CGI is necessary for most comic book movies, we get it, but in some cases it just goes way too far. When it comes to creating fantastical Sci-Fi scenery and monstrous green creatures smashing the hell out of everything CGI is necessary. But more and more is has become a substitute for things that the filmmakers are just too lazy to do manually. The result is a movie that can end up becoming a bit of a joke. Speaking of costumes, why did they drop the claw props from the original X-Men films and replace them with silly-looking computer-generated claws? Look at this shit, what is that?

#3: Rebooting Too Early/Rehashing Origin Stories

Oh look, Uncle Ben died, AGAIN. It’s bound to happen, a franchise fizzles out and gets lost for a few years and then someone decides now is the right time to dunk it in the Lazarus pit. But if you reboot a movie franchise too soon, you’ll be forcing the same audience to re-watch the same story, and inevitably choose which director told the story the best. Origin stories are already the hardest part of a movie to pace, seeing it all over again so soon with a different actor makes the first half of any reboot feel completely pointless.

#2: Too Many Villains

One of the best and most important parts of every superhero story is the villain; and with every hero comes some of the coolest baddies ever made. However, no matter how awesome the villain, there’s no need to cram so many into one film. Characters like Spider-Man and Batman can handle one or two villains at a time, but the more crowded things get the less screen time each villain will end up with. It makes sense to have villains working together, but too many villains is always kryptonite to a superhero movie, and the best of them only have one.
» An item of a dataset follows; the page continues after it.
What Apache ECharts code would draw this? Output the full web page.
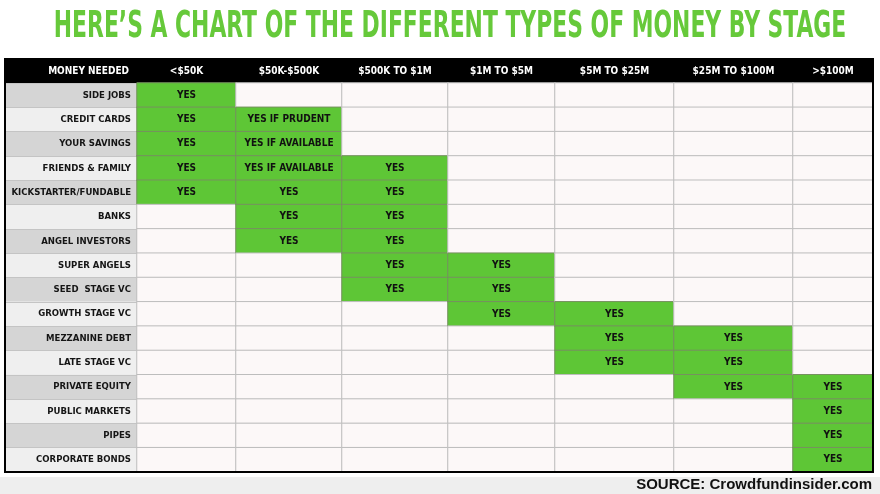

Before we reveal our number one misstep, here are a few dishonorable mentions.

Too Much Exposition

Bad Costumes

Generic Soundtrack

Product Placement Overuse

Executive Meddling

#1: Not Honoring the Source Material

Why bother making an adaptation of something if you are just going to ignore your inspiration? The best part of any comic book film is capturing the spirit and feeling of the original books, so study more than just the character names. Anti-heroes in particular are something that comic book movies tend to struggle with. Whether it’s everyone’s favorite merc with a mouth getting his mouth sewn shut DC’s lead femme-fatal becoming a nonsensical… we don’t even know what in 2004’s “Catwoman”. At least with the former the studio learned their lesson.